_Your task_.
Below are the records. Gather each line that holds "with".

_Extracted entries_.
# # # #

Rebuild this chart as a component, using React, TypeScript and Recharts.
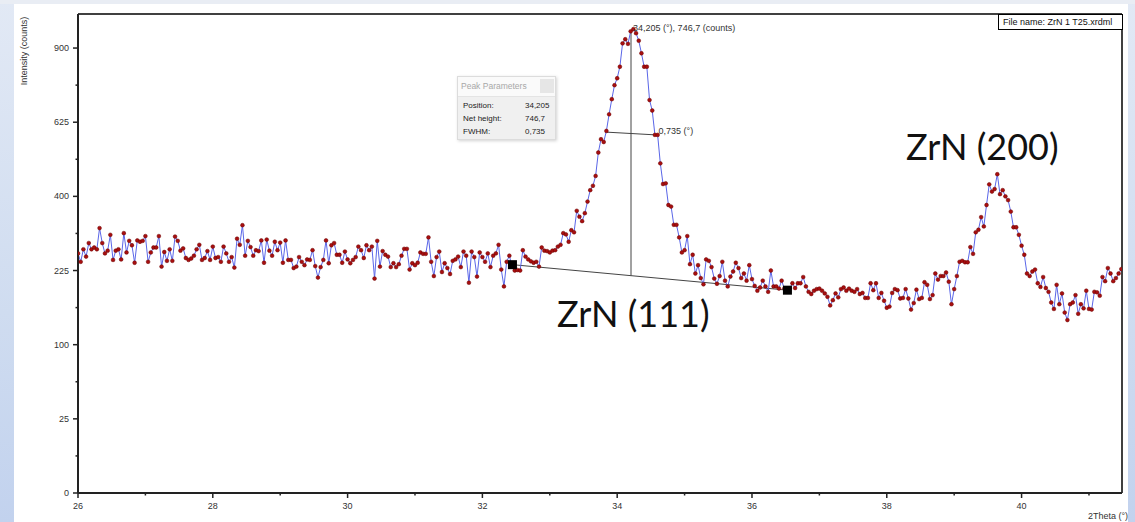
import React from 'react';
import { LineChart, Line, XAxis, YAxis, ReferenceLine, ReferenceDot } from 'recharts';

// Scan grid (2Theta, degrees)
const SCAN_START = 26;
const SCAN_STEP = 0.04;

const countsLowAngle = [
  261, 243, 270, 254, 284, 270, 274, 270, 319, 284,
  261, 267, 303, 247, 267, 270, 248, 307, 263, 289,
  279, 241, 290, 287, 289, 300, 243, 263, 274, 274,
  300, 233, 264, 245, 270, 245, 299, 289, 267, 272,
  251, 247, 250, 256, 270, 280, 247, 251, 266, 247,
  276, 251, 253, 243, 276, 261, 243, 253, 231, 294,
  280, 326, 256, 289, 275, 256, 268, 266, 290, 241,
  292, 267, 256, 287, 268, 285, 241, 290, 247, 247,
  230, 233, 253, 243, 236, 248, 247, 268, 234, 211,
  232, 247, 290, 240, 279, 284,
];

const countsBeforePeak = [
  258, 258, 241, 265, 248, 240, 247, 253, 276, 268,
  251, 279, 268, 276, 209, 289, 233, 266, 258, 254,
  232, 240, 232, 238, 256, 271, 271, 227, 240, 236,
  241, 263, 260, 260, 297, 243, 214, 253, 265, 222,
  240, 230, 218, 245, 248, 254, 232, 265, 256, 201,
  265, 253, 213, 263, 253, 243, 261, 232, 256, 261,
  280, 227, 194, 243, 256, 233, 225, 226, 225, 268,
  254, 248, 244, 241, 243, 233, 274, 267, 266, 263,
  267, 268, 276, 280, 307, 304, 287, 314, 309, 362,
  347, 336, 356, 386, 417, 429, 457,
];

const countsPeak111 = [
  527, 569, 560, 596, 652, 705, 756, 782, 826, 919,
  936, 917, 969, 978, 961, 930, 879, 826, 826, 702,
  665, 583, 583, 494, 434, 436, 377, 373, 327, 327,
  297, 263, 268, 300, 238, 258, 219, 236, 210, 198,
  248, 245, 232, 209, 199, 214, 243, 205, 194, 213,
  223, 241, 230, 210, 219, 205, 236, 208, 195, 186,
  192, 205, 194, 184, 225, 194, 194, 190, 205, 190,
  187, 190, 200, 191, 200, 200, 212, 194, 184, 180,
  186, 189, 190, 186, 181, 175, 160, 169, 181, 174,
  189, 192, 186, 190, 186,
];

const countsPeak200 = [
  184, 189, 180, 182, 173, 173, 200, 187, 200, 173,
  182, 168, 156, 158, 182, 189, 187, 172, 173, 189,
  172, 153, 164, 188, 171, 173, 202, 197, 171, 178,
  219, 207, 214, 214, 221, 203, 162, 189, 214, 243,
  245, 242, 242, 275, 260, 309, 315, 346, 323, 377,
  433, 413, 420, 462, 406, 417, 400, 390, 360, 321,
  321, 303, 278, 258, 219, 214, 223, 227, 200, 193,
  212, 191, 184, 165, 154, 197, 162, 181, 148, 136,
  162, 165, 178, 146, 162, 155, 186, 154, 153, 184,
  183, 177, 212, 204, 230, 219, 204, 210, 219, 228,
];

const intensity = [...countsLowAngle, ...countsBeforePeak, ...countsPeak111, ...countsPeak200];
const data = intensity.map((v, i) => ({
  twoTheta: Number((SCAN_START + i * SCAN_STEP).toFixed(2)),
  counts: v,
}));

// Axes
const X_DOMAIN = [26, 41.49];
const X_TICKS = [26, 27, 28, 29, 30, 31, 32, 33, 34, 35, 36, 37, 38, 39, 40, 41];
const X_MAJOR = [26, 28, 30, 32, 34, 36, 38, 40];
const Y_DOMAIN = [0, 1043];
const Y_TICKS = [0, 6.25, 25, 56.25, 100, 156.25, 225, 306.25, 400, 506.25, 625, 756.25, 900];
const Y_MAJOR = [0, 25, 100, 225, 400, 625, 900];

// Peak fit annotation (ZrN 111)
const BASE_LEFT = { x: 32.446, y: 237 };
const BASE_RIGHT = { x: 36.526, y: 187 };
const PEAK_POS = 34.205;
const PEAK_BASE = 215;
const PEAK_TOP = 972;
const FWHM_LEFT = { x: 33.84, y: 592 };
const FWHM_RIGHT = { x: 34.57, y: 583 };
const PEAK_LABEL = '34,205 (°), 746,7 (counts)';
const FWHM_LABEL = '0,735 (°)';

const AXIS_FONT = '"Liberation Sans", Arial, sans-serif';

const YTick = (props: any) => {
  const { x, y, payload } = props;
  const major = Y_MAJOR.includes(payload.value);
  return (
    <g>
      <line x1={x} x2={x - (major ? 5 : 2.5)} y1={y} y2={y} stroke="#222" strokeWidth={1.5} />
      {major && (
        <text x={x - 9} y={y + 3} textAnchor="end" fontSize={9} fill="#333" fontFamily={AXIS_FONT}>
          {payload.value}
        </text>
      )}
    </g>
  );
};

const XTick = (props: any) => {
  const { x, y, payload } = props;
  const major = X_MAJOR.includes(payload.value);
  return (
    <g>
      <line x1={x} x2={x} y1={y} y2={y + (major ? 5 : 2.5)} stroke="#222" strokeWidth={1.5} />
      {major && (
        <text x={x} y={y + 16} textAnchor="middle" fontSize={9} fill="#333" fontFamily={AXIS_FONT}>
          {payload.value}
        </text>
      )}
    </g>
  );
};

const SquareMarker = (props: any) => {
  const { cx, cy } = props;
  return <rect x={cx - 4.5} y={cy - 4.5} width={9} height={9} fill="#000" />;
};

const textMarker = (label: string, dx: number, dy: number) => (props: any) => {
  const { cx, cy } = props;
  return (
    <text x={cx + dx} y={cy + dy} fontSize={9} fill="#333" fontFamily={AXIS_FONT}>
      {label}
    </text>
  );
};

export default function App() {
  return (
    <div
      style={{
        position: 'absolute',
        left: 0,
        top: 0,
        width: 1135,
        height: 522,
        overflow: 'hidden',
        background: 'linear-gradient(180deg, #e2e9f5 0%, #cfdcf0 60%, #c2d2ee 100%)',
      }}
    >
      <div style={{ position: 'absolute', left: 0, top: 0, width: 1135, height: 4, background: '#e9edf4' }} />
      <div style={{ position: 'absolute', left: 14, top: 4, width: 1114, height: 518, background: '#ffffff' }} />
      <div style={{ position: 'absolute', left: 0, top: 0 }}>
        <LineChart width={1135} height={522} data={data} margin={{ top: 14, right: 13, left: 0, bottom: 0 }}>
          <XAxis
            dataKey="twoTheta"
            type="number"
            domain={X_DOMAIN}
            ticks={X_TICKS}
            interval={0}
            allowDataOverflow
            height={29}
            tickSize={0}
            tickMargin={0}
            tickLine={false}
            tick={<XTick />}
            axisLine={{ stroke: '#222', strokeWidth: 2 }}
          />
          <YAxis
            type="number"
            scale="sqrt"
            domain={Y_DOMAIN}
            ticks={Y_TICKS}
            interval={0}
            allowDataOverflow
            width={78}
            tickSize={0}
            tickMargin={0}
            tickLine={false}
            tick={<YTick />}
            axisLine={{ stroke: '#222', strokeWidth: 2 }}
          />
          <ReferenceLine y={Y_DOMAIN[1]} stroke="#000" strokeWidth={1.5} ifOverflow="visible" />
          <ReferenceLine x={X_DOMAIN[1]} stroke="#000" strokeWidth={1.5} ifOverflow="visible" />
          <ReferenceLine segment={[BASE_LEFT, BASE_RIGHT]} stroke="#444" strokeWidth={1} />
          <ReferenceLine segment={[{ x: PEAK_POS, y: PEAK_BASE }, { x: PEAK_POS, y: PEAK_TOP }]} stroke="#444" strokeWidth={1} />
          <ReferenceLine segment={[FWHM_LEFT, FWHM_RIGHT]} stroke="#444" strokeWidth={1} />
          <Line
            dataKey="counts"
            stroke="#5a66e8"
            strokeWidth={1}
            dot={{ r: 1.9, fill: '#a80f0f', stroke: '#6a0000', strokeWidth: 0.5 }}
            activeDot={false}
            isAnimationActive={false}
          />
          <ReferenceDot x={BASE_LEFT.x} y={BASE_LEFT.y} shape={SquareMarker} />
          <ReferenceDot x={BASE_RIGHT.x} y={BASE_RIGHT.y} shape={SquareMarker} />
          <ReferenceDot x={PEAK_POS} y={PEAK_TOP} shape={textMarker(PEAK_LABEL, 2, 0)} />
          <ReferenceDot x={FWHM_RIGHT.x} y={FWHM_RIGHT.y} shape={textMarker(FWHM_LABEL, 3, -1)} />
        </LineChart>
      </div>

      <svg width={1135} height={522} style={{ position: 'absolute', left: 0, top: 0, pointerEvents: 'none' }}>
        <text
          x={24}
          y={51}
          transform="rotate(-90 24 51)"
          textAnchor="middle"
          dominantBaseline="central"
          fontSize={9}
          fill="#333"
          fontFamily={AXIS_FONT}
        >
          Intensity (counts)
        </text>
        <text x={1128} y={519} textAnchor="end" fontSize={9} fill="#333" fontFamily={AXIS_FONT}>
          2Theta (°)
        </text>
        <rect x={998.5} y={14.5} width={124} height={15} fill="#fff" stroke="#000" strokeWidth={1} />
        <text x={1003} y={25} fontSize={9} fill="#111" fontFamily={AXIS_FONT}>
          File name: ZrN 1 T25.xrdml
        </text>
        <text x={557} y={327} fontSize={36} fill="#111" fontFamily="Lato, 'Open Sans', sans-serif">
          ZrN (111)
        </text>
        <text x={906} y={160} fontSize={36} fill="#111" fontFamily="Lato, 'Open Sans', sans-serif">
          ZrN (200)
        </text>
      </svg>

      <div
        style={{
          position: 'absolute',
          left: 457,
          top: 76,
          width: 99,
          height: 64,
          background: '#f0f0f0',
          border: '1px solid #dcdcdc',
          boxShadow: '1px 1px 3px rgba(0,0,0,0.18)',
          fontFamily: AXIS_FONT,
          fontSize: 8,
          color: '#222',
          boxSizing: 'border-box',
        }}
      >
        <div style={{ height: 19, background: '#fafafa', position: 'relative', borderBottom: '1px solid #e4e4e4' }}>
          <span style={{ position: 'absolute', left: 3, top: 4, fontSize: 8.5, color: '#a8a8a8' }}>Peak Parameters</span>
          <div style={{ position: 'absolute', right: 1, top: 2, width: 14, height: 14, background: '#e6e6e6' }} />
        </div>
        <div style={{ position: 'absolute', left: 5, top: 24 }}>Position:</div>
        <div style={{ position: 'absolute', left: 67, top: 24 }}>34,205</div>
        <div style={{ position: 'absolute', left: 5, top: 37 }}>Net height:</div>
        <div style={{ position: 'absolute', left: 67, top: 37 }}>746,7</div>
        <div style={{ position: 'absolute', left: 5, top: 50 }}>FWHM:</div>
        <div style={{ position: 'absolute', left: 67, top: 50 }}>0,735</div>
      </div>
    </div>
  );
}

# # # #

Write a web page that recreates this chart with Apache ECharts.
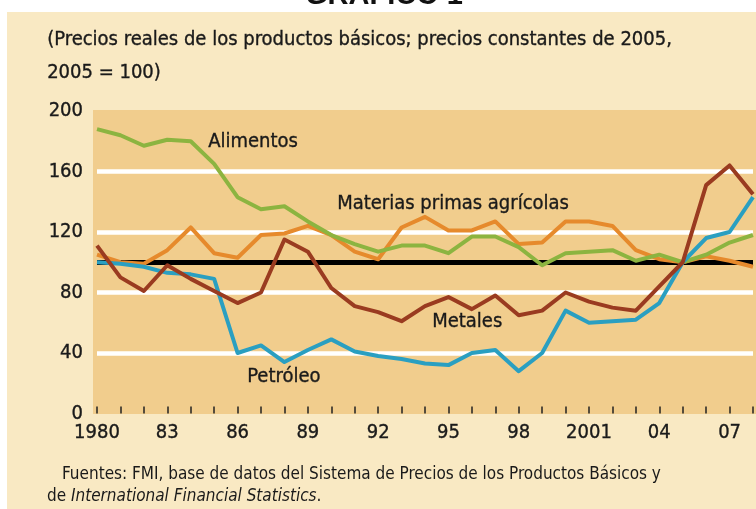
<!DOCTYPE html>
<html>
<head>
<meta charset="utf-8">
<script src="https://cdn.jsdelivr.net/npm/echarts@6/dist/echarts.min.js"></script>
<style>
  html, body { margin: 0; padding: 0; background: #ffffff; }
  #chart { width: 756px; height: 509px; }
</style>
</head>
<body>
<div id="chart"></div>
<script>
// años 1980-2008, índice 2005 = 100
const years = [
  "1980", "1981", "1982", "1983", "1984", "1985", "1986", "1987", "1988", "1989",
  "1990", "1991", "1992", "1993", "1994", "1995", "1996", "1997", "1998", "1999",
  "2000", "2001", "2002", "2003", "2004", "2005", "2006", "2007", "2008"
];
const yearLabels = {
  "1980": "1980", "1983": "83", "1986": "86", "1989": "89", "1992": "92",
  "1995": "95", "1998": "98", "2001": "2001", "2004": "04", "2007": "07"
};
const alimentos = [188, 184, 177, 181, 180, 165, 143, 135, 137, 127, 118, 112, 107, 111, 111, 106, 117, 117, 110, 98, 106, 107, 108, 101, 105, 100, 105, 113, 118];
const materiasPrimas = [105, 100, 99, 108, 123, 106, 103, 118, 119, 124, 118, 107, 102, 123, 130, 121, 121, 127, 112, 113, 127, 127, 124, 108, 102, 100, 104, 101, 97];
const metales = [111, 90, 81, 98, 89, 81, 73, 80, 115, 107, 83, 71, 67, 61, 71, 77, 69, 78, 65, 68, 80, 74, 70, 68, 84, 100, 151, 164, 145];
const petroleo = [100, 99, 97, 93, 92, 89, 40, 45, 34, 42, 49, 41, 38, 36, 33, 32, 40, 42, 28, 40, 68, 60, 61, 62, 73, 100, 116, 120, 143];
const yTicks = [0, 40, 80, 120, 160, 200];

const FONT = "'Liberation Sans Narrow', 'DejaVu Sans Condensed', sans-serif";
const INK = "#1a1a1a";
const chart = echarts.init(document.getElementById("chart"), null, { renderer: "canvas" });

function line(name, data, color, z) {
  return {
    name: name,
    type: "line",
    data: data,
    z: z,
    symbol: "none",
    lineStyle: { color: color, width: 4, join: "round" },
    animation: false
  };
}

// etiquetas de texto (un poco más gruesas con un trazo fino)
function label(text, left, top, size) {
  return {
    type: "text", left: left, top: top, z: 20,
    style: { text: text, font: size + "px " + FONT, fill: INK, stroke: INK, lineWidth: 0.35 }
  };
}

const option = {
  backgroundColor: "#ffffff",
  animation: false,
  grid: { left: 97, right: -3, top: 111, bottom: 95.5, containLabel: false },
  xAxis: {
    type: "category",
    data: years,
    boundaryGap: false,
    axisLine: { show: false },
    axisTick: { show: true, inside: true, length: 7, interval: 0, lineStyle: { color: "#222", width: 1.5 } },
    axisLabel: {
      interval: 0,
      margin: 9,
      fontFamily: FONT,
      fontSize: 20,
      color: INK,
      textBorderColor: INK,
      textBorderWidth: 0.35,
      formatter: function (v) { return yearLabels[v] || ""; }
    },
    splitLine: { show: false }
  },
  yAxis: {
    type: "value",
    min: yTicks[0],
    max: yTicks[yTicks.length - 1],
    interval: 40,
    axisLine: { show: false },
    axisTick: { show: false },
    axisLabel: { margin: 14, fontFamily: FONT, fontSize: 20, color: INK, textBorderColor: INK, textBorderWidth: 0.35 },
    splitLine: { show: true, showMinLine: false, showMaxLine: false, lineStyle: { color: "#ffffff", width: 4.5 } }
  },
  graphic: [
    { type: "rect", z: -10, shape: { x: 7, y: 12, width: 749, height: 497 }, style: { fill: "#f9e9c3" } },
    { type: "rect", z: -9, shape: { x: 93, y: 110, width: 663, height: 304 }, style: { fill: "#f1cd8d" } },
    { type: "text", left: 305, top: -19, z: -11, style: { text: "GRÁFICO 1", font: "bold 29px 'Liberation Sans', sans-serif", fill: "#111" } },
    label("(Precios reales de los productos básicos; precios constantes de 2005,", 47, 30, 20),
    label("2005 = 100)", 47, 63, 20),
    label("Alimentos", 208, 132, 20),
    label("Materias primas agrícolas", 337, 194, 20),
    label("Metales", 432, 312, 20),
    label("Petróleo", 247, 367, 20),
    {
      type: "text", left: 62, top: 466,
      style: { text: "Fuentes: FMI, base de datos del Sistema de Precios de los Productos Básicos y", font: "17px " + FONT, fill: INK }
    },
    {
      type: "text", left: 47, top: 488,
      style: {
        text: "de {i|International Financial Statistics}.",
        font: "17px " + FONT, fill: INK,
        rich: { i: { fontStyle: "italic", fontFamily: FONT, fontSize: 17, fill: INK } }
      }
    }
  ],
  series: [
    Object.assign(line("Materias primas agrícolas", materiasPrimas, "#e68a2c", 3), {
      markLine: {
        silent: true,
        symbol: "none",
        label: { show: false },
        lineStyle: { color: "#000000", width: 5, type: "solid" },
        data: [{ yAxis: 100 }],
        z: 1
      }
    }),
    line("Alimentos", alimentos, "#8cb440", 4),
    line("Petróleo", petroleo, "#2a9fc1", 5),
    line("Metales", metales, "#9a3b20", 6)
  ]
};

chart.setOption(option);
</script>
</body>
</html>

# # # #

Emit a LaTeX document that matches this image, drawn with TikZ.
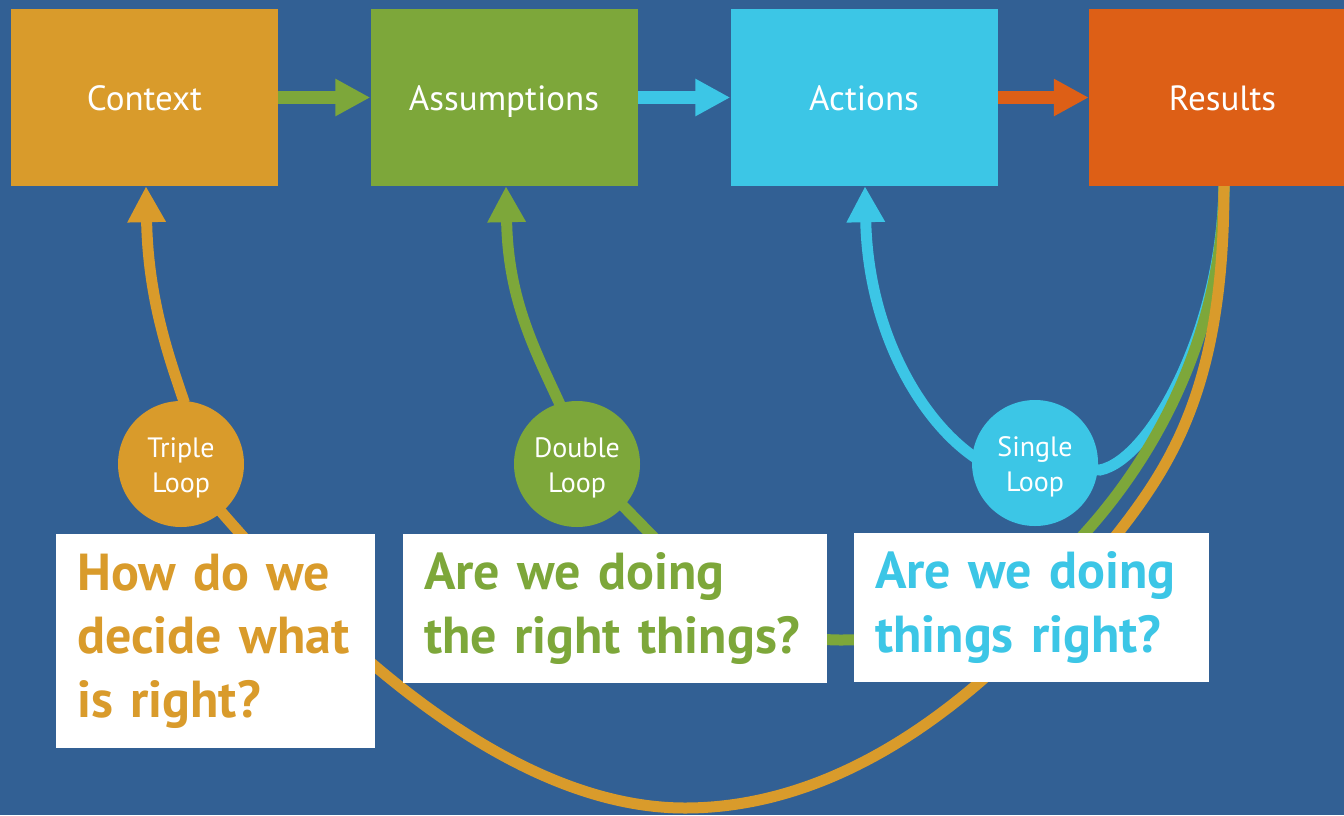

# # # #

_Solution to this task_.
Write a web page that recreates this chart with Apache ECharts.
Emit a LaTeX document that matches this image, drawn with TikZ.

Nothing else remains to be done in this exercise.